#### Your objective
Your copy should hold exactly the lines from the one containing "Write the TikZ code for this diagram." to the one containing "(notesec) at (367,1163)", inclusive, with no pictures.

#### Data entries
========================================================================
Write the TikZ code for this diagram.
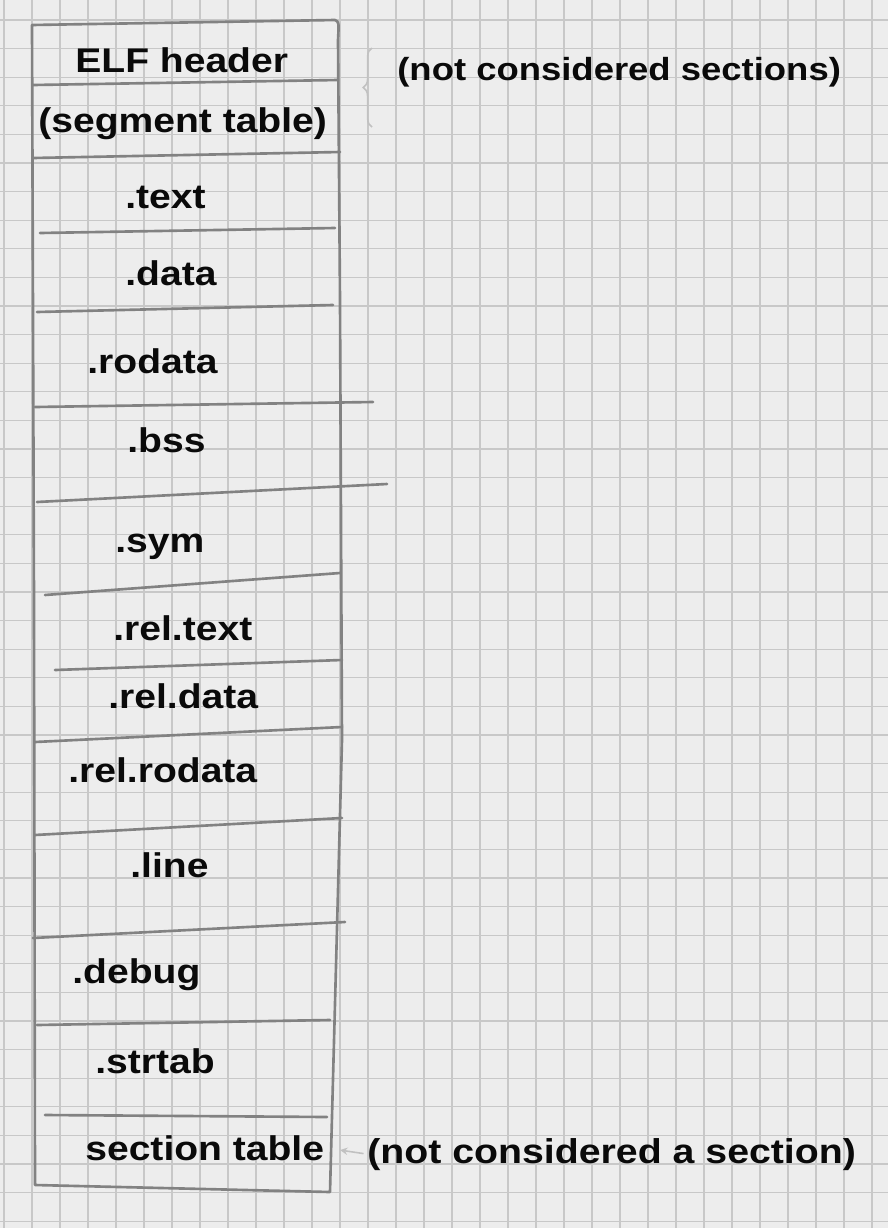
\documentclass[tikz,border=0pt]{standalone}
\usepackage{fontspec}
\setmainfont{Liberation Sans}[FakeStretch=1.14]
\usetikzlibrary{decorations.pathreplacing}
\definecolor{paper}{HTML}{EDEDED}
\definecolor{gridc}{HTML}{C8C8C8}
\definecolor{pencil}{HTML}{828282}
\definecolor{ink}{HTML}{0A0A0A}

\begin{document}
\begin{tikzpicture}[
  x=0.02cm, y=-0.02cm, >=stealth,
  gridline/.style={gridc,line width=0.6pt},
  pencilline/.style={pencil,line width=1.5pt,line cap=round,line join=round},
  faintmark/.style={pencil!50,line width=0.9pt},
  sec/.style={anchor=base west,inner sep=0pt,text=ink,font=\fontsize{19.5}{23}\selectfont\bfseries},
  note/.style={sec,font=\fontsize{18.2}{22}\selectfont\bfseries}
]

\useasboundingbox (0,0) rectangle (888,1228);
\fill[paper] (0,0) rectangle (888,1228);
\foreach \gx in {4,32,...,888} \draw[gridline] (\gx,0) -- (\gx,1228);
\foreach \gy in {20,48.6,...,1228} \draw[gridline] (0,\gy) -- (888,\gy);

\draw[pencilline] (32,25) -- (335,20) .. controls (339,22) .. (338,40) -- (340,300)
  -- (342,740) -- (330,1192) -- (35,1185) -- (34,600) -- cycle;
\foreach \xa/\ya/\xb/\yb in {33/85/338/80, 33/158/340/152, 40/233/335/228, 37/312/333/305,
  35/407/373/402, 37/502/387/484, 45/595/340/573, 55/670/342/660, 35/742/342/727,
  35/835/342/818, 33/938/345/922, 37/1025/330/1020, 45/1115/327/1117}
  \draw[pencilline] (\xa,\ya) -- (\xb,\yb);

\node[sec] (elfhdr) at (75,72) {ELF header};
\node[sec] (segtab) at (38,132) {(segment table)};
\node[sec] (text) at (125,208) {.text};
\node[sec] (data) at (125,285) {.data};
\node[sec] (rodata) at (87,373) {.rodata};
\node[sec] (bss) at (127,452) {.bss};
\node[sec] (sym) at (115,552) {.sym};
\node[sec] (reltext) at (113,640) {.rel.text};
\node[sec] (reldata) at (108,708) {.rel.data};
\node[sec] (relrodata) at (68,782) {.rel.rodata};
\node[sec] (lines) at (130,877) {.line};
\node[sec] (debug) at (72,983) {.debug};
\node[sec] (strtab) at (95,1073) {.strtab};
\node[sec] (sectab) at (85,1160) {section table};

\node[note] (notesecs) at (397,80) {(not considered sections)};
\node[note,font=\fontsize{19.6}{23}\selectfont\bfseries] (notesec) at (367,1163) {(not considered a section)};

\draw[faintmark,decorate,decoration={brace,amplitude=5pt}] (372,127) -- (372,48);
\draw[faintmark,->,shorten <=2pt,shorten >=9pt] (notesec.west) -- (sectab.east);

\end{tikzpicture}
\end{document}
========================================================================
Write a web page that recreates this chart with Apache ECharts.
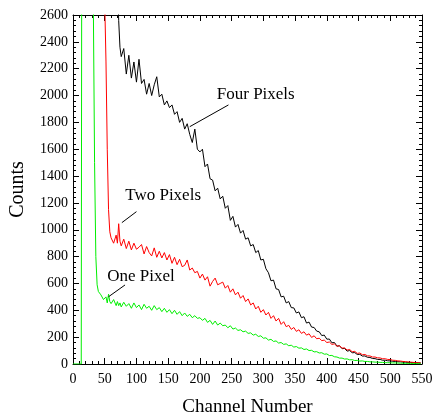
========================================================================
#### Finished exercise
Write the TikZ code for this diagram.
\documentclass[tikz,border=0pt]{standalone}
\usepackage{fontspec}
\setmainfont{Liberation Sans}[FakeStretch=1.14]
\usetikzlibrary{decorations.pathreplacing}
\definecolor{paper}{HTML}{EDEDED}
\definecolor{gridc}{HTML}{C8C8C8}
\definecolor{pencil}{HTML}{828282}
\definecolor{ink}{HTML}{0A0A0A}

\begin{document}
\begin{tikzpicture}[
  x=0.02cm, y=-0.02cm, >=stealth,
  gridline/.style={gridc,line width=0.6pt},
  pencilline/.style={pencil,line width=1.5pt,line cap=round,line join=round},
  faintmark/.style={pencil!50,line width=0.9pt},
  sec/.style={anchor=base west,inner sep=0pt,text=ink,font=\fontsize{19.5}{23}\selectfont\bfseries},
  note/.style={sec,font=\fontsize{18.2}{22}\selectfont\bfseries}
]

\useasboundingbox (0,0) rectangle (888,1228);
\fill[paper] (0,0) rectangle (888,1228);
\foreach \gx in {4,32,...,888} \draw[gridline] (\gx,0) -- (\gx,1228);
\foreach \gy in {20,48.6,...,1228} \draw[gridline] (0,\gy) -- (888,\gy);

\draw[pencilline] (32,25) -- (335,20) .. controls (339,22) .. (338,40) -- (340,300)
  -- (342,740) -- (330,1192) -- (35,1185) -- (34,600) -- cycle;
\foreach \xa/\ya/\xb/\yb in {33/85/338/80, 33/158/340/152, 40/233/335/228, 37/312/333/305,
  35/407/373/402, 37/502/387/484, 45/595/340/573, 55/670/342/660, 35/742/342/727,
  35/835/342/818, 33/938/345/922, 37/1025/330/1020, 45/1115/327/1117}
  \draw[pencilline] (\xa,\ya) -- (\xb,\yb);

\node[sec] (elfhdr) at (75,72) {ELF header};
\node[sec] (segtab) at (38,132) {(segment table)};
\node[sec] (text) at (125,208) {.text};
\node[sec] (data) at (125,285) {.data};
\node[sec] (rodata) at (87,373) {.rodata};
\node[sec] (bss) at (127,452) {.bss};
\node[sec] (sym) at (115,552) {.sym};
\node[sec] (reltext) at (113,640) {.rel.text};
\node[sec] (reldata) at (108,708) {.rel.data};
\node[sec] (relrodata) at (68,782) {.rel.rodata};
\node[sec] (lines) at (130,877) {.line};
\node[sec] (debug) at (72,983) {.debug};
\node[sec] (strtab) at (95,1073) {.strtab};
\node[sec] (sectab) at (85,1160) {section table};

\node[note] (notesecs) at (397,80) {(not considered sections)};
\node[note,font=\fontsize{19.6}{23}\selectfont\bfseries] (notesec) at (367,1163) {(not considered a section)};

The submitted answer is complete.